I have this Regex expression.
^BRN.*?(?:paid|to)\s([A-Za-z\s]+)\b(?<!\bself)
I want to it return the words after the required pattern, but only is certain words are not found. If they are found, then the Regex shouldn't return anything. Thus,
BRN CLG-CI IQ PAID IONANDA PAUL
should return IONANDA PAUL, which it does. So it's correct there. But I want
BRN-TO CASH SELF
to return a null string or essentially it matches but returns no output. Currently, the regex returns this CASH\s, the \s means a whitespace is included in the output. I tried negative lookbehind but I am still looking for how to just not return anything, if the word is found. Thanks!
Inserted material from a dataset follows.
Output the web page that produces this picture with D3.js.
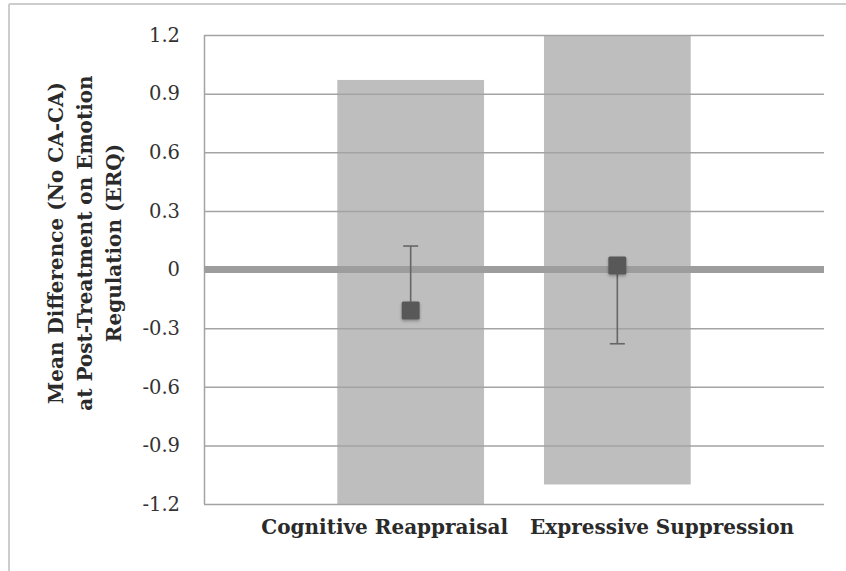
<!DOCTYPE html>
<html>
<head>
<meta charset="utf-8">
<script src="https://cdn.jsdelivr.net/npm/d3@7"></script>
<style>
  html, body { margin: 0; padding: 0; background: #fff; }
  svg { display: block; }
</style>
</head>
<body>
<svg id="chart" width="846" height="571"></svg>
<script>
// ---- data ----
const categories = ["Cognitive Reappraisal", "Expressive Suppression"];
const catPositions = [1, 2];
const barLow = [-1.2, -1.1];
const barHigh = [0.97, 1.2];
const meanDiff = [-0.21, 0.02];
const whiskerEnd = [0.12, -0.38];
const yTicks = [-1.2, -0.9, -0.6, -0.3, 0, 0.3, 0.6, 0.9, 1.2];
const yTickLabels = ["-1.2", "-0.9", "-0.6", "-0.3", "0", "0.3", "0.6", "0.9", "1.2"];
const yTitleLines = ["Mean Difference (No CA-CA)", "at Post-Treatment on Emotion", "Regulation (ERQ)"];

// ---- layout ----
const W = 846, H = 571;
const plot = { left: 204, right: 824, top: 35, bottom: 504 };
const svg = d3.select("#chart");

const y = d3.scaleLinear().domain([-1.2, 1.2]).range([plot.bottom, plot.top]);
const x = d3.scaleLinear().domain([0, 3]).range([plot.left, plot.right]);
const barW = x(0.71) - x(0);

// outer frame (top + left edges)
svg.append("line").attr("x1", 9).attr("x2", W).attr("y1", 4).attr("y2", 4)
  .attr("stroke", "#cdcdcd").attr("stroke-width", 2);
svg.append("line").attr("x1", 9).attr("x2", 9).attr("y1", 4).attr("y2", H)
  .attr("stroke", "#cdcdcd").attr("stroke-width", 2);

// bars
svg.append("g").selectAll("rect").data(categories).join("rect")
  .attr("x", (d, i) => x(catPositions[i]) - barW / 2)
  .attr("width", barW)
  .attr("y", (d, i) => y(barHigh[i]))
  .attr("height", (d, i) => y(barLow[i]) - y(barHigh[i]))
  .attr("fill", "#bfbebf");

// gridlines (drawn over bars)
const yAxis = d3.axisLeft(y).tickValues(yTicks)
  .tickFormat((d, i) => yTickLabels[i])
  .tickSize(-(plot.right - plot.left)).tickPadding(24);
const ga = svg.append("g").attr("transform", `translate(${plot.left},0)`).call(yAxis);
ga.select(".domain").attr("stroke", "#a3a3a3").attr("stroke-width", 1.5)
  .attr("d", `M0.5,${plot.top}V${plot.bottom}`);
ga.selectAll(".tick line").attr("stroke", "#a3a3a3").attr("stroke-width", 1.5);
ga.selectAll(".tick text")
  .attr("font-family", "'DejaVu Serif', serif")
  .attr("font-size", 19.5)
  .attr("fill", "#333")
  .attr("x", -24);

// zero line
svg.append("line")
  .attr("x1", plot.left).attr("x2", plot.right)
  .attr("y1", y(0)).attr("y2", y(0))
  .attr("stroke", "#9c9d9c").attr("stroke-width", 7);

// error whiskers
const eg = svg.append("g").attr("stroke", "#666").attr("stroke-width", 1.6);
eg.selectAll("line.stem").data(categories).join("line").attr("class", "stem")
  .attr("x1", (d, i) => x(catPositions[i])).attr("x2", (d, i) => x(catPositions[i]))
  .attr("y1", (d, i) => y(meanDiff[i])).attr("y2", (d, i) => y(whiskerEnd[i]));
eg.selectAll("line.cap").data(categories).join("line").attr("class", "cap")
  .attr("x1", (d, i) => x(catPositions[i]) - 7.5).attr("x2", (d, i) => x(catPositions[i]) + 7.5)
  .attr("y1", (d, i) => y(whiskerEnd[i])).attr("y2", (d, i) => y(whiskerEnd[i]));

// markers
const defs = svg.append("defs");
const f = defs.append("filter").attr("id", "sh").attr("x", "-50%").attr("y", "-50%").attr("width", "200%").attr("height", "200%");
f.append("feDropShadow").attr("dx", 0).attr("dy", 1.5).attr("stdDeviation", 1.5)
  .attr("flood-color", "#000").attr("flood-opacity", 0.3);
const sq = 18;
svg.append("g").selectAll("rect").data(categories).join("rect")
  .attr("x", (d, i) => x(catPositions[i]) - sq / 2)
  .attr("y", (d, i) => y(meanDiff[i]) - sq / 2)
  .attr("width", sq).attr("height", sq).attr("rx", 1.5)
  .attr("fill", "#595959").attr("filter", "url(#sh)");

// category labels
const mid = x(1.5);
svg.append("g").selectAll("text").data(categories).join("text")
  .attr("x", (d, i) => i === 0 ? mid - 6 : mid + 16)
  .attr("y", 534)
  .attr("text-anchor", (d, i) => i === 0 ? "end" : "start")
  .attr("font-family", "'DejaVu Serif', serif")
  .attr("font-weight", "bold")
  .attr("font-size", 20)
  .attr("fill", "#2a2a2a")
  .text(d => d);

// y axis title
const yt = svg.append("text")
  .attr("transform", `translate(0,243) rotate(-90)`)
  .attr("text-anchor", "middle")
  .attr("font-family", "'DejaVu Serif', serif")
  .attr("font-weight", "bold")
  .attr("font-size", 20)
  .attr("fill", "#2a2a2a");
yt.selectAll("tspan").data(yTitleLines).join("tspan")
  .attr("x", 0)
  .attr("y", (d, i) => 63 + i * 29)
  .text(d => d);
</script>
</body>
</html>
Note that your regex captures the CASH
in BRN-TO CASH SELF
with ([A-Za-z\s]+)\b
because once the word boundary is reached after SELF
, the negative lookbehind triggers backtracking, and the regex engine re-matches the string and starts yielding char after char while stepping back along the string to eventually find the word boundary position right before SELF
where no SELF
as whole word is present immediatelty to the left of that location, and that is a valid match.
You can use a negative lookahead after \s
:
^BRN.*?(?:paid|to)\s(?![A-Za-z\s]*\bself\b)([A-Za-z\s]+)
# ^^^^^^^^^^^^^^^^^^^^^^^
See the regex demo.
Now, right after matching the whitespace after paid
or to
, the negative lookahead check will be triggered once, and if there is a whole word self
after any zero or more ASCII letters or whitespace chars, the whole match will fail, else, it will succeed.